Charlie Brown is drawn with only a small curl of hair at the front of his head,         
and a little in the back. Though this is often interpreted as him being bald,           
Charles Schulz has explained that he saw Charlie Brown as having hair that was         
so light, and cut so short, that it was not seen very well. Charlie Brown has           
often mentioned getting a haircut, or his hair in general, throughout the strip's       
run. Snoopy thinks of his owner as "that round-headed kid". He almost always           
wears black shorts and a short-sleeved shirt, usually yellow, with a black zig-zag     
stripe around the middle.                                                               
Charlie Brown often utters the catch phrase "Good grief!" when astonished or           
dismayed.

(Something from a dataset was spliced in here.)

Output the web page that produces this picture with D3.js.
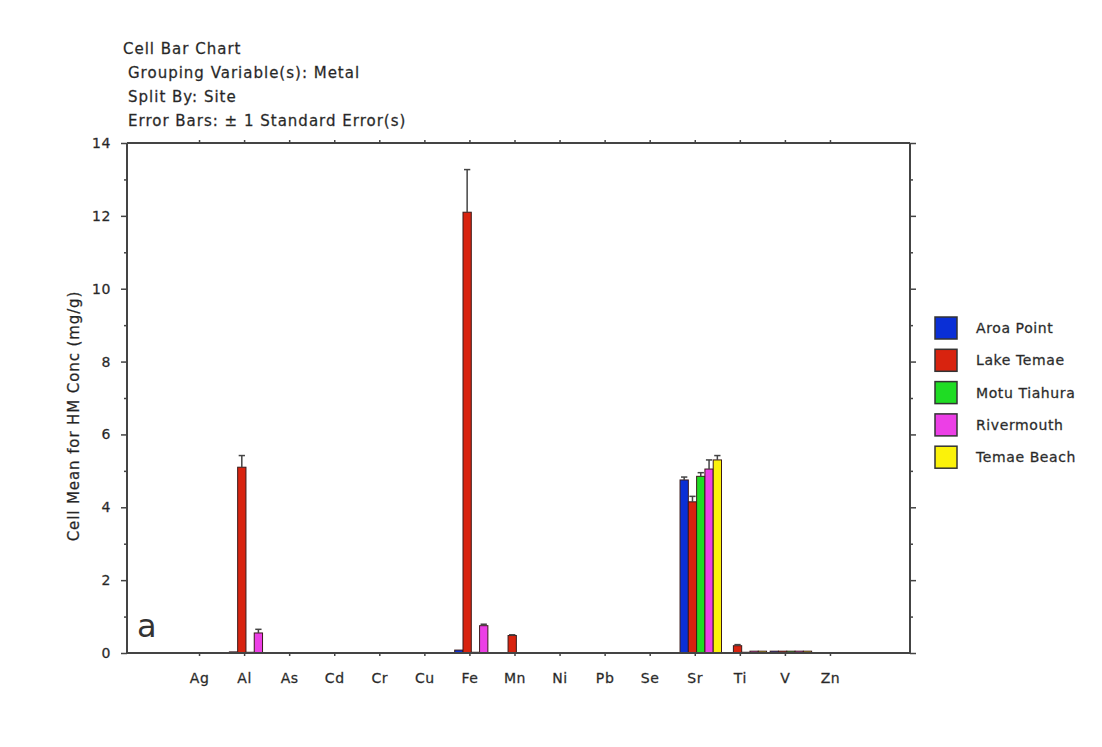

In moments of extreme disappointment or despair he sometimes simply           
cries out, "I can't stand it!" Other times, he will exclaim 'Augh!' when               
particularly frustrated or surprised.                                                   
Peanuts Sunday strips were often (unofficially) titled Peanuts featuring Good Ol'       
Charlie Brown. Schulz later stated that he had wanted to name the strip Good Ol'       
Charlie Brown but that the name Peanuts was chosen by the cartoon syndicate             
instead; as a result, some people inferred that Charlie Brown's name was "Peanuts".     
Schulz suggested the Sunday title as a clarification device.